Capital Allocation: Delusions of Galt

The mostly off-stage hero of Ayn Rand's Atlas Shrugged is John Galt, purportedly an engineer, but actually an evil magician who plots the destruction of human civilization out of pique. His magical powers include conjuring electric power out of the air, creating invisibility shields, and a variety of other handy plot drivers.

Today's Plutocrats can't do any of those magical things, though most of them are pretty handy with a spreadsheet. In their own minds, though, they are Galt and more. They are the job creators, the masters of technology. What they actually do, aside from bribing and hustling government officials, is allocate capital. That is a very important job, and a far from trivial one. It also has enormous rewards for those who chose, or guess, correctly.

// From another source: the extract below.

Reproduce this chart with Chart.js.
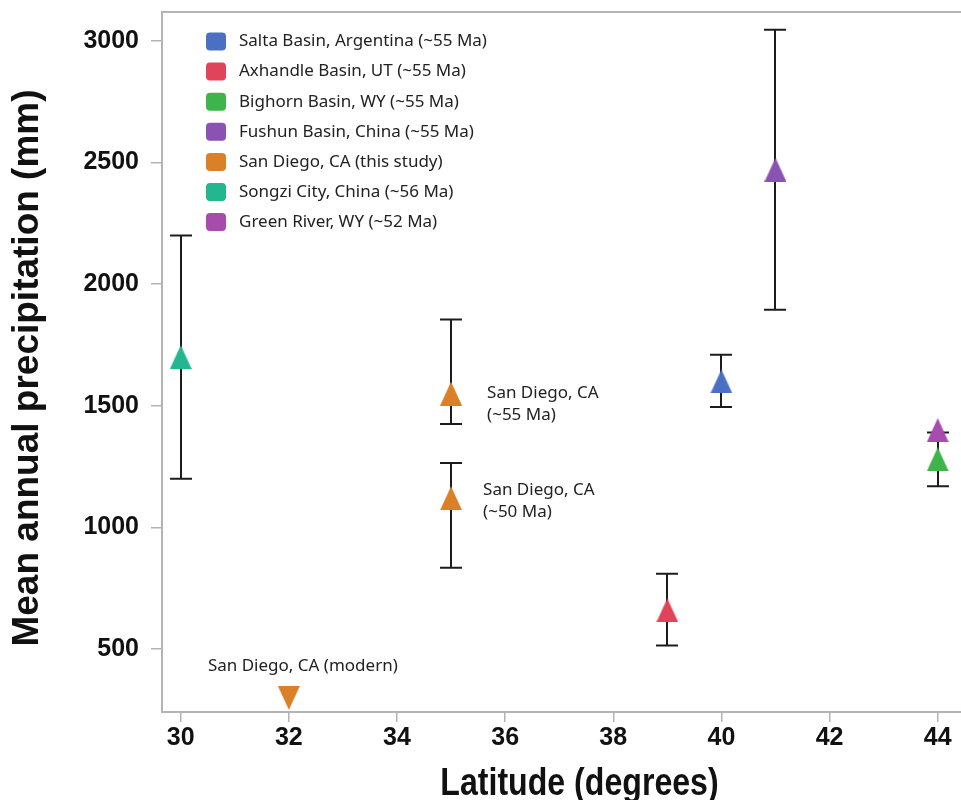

Given those immense rewards, and the resultant sycophantic bubbles they live in, it's pretty easy for them to convince themselves that they were indispensable. In reality, though, I suspect that there are millions more who could easily have replaced them. Steve Jobs, Bill Gates, and Mark Zuckerberg won their respective tournaments, but if they had died suddenly at an early age, it is nearly certain that someone else would have accomplished something very similar to what they did. Ditto for all the robber barons, oligarchs, and plutocrats.

So is their role so crucial to society that we can't afford to deprive them of political power, or some of their cash? Their role is crucial, I think - we don't have any better ideas for efficient allocation of capital. But I don't think somewhat higher taxes is going to make the species disappear.